The problem. Return each line containing the string "this".

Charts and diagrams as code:
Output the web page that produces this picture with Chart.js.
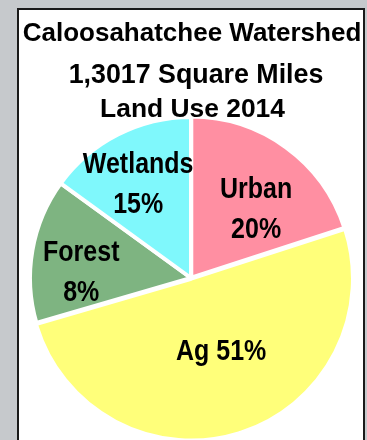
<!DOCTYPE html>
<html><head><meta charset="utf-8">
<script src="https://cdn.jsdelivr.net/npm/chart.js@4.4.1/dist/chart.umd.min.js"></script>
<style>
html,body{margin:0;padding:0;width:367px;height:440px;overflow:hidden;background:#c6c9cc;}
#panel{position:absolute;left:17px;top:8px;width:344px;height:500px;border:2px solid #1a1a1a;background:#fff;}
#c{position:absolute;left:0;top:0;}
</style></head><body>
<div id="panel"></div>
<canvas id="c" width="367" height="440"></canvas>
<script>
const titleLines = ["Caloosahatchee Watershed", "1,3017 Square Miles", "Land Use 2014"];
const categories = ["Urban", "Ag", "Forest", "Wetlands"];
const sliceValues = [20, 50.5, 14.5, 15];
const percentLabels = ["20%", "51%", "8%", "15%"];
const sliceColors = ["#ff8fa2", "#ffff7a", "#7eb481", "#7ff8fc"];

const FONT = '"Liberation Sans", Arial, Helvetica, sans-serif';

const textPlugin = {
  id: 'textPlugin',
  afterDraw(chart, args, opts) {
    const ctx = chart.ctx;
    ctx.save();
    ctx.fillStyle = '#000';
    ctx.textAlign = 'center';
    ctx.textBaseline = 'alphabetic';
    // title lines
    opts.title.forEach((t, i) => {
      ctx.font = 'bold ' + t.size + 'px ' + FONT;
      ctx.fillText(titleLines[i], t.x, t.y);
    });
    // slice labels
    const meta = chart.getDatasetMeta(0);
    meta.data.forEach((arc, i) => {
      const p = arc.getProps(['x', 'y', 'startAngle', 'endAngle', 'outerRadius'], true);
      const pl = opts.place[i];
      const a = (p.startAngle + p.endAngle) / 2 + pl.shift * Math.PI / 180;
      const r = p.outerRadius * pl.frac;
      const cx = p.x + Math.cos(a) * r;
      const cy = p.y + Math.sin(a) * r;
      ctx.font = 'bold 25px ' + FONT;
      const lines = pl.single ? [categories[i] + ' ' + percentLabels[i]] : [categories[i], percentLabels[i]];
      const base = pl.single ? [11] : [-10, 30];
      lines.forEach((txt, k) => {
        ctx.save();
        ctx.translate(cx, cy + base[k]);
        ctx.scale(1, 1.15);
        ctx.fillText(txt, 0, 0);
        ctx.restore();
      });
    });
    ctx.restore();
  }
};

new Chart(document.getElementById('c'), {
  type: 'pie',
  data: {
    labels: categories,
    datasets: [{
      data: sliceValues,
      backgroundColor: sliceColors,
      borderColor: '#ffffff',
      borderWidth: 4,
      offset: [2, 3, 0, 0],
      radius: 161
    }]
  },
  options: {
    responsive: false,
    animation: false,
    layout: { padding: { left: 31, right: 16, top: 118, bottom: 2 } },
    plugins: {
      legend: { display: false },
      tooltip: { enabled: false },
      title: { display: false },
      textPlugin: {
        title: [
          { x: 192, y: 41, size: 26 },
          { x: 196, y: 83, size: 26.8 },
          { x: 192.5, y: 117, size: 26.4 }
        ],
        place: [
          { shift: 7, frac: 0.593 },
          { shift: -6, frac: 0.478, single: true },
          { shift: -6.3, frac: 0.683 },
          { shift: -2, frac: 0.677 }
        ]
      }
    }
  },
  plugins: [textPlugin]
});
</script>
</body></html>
* * *
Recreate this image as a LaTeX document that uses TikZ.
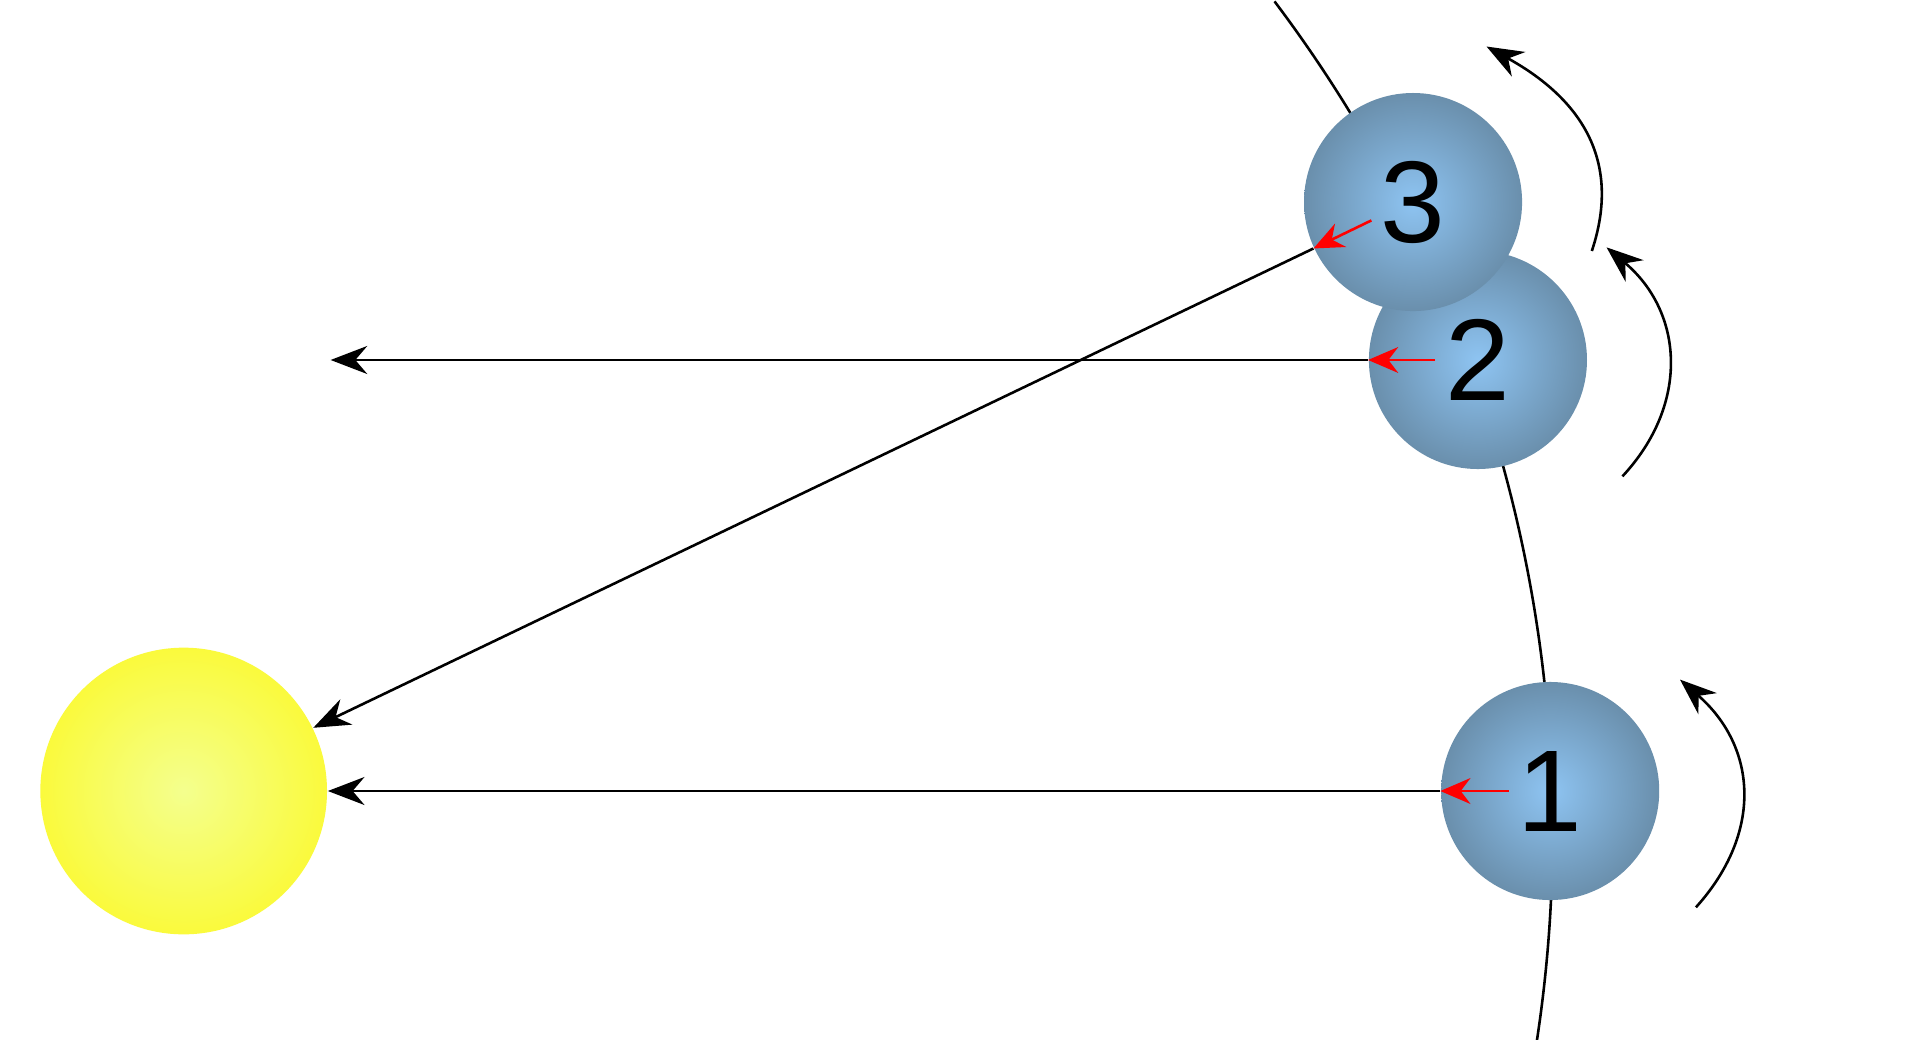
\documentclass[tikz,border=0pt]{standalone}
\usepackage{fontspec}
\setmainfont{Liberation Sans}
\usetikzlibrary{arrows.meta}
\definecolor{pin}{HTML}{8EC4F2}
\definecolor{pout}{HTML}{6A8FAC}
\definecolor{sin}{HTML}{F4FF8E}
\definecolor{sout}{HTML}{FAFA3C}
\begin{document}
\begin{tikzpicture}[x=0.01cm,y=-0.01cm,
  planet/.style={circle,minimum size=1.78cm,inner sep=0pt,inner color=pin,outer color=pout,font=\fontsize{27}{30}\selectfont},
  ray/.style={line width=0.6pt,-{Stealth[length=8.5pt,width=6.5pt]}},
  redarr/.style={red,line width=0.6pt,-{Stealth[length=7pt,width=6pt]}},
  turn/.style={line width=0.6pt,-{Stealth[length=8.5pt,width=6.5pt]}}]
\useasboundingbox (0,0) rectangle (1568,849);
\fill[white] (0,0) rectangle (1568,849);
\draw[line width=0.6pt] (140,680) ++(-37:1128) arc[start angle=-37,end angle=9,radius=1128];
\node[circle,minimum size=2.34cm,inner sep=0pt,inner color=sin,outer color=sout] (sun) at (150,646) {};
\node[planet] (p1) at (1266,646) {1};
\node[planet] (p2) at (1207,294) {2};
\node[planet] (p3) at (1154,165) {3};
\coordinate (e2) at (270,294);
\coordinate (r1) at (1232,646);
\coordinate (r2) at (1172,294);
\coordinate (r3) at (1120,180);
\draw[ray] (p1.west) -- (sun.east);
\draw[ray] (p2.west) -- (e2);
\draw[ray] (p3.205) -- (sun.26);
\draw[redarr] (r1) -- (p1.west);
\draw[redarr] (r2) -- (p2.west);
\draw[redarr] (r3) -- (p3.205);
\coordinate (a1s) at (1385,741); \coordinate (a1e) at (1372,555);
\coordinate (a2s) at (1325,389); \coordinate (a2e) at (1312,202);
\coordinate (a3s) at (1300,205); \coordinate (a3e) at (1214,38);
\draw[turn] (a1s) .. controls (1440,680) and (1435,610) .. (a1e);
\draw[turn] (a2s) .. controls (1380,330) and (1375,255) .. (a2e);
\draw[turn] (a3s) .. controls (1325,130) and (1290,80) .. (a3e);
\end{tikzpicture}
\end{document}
--
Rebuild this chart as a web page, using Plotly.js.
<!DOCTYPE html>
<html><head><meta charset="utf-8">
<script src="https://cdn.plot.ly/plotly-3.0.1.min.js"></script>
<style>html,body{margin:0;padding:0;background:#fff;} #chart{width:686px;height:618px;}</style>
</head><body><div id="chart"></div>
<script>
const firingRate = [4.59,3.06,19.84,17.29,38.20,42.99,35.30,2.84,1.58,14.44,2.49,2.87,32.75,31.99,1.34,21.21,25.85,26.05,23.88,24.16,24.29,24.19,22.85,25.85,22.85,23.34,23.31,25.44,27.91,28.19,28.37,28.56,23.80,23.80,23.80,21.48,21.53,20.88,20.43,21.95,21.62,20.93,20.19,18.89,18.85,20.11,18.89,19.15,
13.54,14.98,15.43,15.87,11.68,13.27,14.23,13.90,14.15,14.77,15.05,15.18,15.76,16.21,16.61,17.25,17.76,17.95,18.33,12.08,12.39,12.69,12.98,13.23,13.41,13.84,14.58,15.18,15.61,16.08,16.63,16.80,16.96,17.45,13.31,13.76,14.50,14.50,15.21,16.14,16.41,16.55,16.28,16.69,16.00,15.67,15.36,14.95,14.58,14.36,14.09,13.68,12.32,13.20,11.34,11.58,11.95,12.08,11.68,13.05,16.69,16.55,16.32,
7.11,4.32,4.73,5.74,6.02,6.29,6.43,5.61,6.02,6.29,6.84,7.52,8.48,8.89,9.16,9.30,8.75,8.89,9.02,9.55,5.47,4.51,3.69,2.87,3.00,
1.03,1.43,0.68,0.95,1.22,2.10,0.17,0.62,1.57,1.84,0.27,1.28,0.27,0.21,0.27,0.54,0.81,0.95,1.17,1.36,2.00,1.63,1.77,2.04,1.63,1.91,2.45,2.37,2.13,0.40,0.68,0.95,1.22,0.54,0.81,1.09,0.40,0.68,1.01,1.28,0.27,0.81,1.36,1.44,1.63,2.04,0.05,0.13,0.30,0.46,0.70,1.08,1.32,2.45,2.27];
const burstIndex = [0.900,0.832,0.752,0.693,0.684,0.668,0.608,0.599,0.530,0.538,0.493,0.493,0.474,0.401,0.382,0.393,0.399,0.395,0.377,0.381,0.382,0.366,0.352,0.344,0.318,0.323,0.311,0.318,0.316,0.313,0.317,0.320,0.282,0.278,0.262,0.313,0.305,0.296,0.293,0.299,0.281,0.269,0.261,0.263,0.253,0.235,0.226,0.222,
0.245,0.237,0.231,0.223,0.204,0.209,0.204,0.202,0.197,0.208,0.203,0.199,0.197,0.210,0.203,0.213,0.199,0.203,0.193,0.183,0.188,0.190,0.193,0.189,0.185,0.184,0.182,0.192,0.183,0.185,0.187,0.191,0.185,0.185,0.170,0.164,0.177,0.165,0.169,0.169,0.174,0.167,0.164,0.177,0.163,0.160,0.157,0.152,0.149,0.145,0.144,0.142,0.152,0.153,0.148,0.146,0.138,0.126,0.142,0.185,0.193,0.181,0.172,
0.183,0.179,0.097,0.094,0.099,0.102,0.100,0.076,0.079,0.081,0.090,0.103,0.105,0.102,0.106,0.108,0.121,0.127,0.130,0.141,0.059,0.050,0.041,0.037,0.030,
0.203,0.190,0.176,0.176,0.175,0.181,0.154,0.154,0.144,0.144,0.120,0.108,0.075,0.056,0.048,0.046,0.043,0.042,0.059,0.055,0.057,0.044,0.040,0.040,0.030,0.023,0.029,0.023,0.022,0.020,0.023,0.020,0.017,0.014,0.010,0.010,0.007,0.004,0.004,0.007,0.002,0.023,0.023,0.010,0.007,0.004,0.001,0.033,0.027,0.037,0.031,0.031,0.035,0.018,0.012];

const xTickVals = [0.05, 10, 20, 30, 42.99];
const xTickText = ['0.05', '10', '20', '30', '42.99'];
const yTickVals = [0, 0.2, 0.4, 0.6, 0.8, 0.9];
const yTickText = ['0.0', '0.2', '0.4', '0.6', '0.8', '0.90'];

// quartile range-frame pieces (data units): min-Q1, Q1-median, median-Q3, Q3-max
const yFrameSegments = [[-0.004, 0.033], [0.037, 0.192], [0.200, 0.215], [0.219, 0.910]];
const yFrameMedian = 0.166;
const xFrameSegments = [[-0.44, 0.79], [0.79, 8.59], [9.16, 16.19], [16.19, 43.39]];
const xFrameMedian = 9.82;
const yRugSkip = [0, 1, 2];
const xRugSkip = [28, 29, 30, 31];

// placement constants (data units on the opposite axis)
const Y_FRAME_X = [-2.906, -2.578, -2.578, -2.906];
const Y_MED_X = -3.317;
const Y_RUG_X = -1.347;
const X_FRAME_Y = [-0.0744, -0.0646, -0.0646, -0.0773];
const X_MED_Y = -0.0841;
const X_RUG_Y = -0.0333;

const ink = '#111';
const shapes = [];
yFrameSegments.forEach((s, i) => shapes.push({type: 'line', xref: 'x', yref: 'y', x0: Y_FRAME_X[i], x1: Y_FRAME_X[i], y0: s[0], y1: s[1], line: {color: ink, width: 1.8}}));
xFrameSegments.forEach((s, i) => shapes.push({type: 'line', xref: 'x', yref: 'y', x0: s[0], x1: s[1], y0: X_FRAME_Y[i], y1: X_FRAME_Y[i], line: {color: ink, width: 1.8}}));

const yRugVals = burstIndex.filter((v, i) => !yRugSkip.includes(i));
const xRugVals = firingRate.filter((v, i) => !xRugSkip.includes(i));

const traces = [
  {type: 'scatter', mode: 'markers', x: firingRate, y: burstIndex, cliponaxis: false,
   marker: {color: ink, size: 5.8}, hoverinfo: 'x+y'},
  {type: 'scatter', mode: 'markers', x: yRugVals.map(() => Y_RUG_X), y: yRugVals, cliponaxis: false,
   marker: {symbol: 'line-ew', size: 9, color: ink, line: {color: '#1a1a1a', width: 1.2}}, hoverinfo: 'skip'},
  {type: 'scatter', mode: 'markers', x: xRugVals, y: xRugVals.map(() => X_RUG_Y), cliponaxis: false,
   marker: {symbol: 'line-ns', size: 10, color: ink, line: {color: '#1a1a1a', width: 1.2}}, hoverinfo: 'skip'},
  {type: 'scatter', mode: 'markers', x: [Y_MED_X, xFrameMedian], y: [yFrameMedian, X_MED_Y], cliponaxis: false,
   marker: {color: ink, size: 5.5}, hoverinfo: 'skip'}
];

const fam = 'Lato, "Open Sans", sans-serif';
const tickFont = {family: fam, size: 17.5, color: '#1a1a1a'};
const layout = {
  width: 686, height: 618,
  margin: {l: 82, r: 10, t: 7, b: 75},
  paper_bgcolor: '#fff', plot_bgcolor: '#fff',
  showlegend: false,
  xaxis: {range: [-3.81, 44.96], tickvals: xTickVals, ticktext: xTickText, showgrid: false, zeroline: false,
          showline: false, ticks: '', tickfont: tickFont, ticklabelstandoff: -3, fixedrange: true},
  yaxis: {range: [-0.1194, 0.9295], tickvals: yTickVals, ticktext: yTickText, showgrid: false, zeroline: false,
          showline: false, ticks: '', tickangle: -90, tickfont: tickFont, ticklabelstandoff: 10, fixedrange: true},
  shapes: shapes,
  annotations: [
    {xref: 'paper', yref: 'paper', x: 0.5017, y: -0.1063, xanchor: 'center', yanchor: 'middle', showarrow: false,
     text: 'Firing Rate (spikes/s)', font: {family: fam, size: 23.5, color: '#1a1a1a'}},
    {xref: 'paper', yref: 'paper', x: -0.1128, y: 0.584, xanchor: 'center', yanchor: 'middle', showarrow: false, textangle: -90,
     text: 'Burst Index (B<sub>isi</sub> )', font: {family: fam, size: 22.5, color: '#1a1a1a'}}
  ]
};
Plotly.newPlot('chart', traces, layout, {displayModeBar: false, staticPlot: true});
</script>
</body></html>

Exercise answer.
Output the web page that produces this picture with Chart.js.
Recreate this image as a LaTeX document that uses TikZ.
Rebuild this chart as a web page, using Plotly.js.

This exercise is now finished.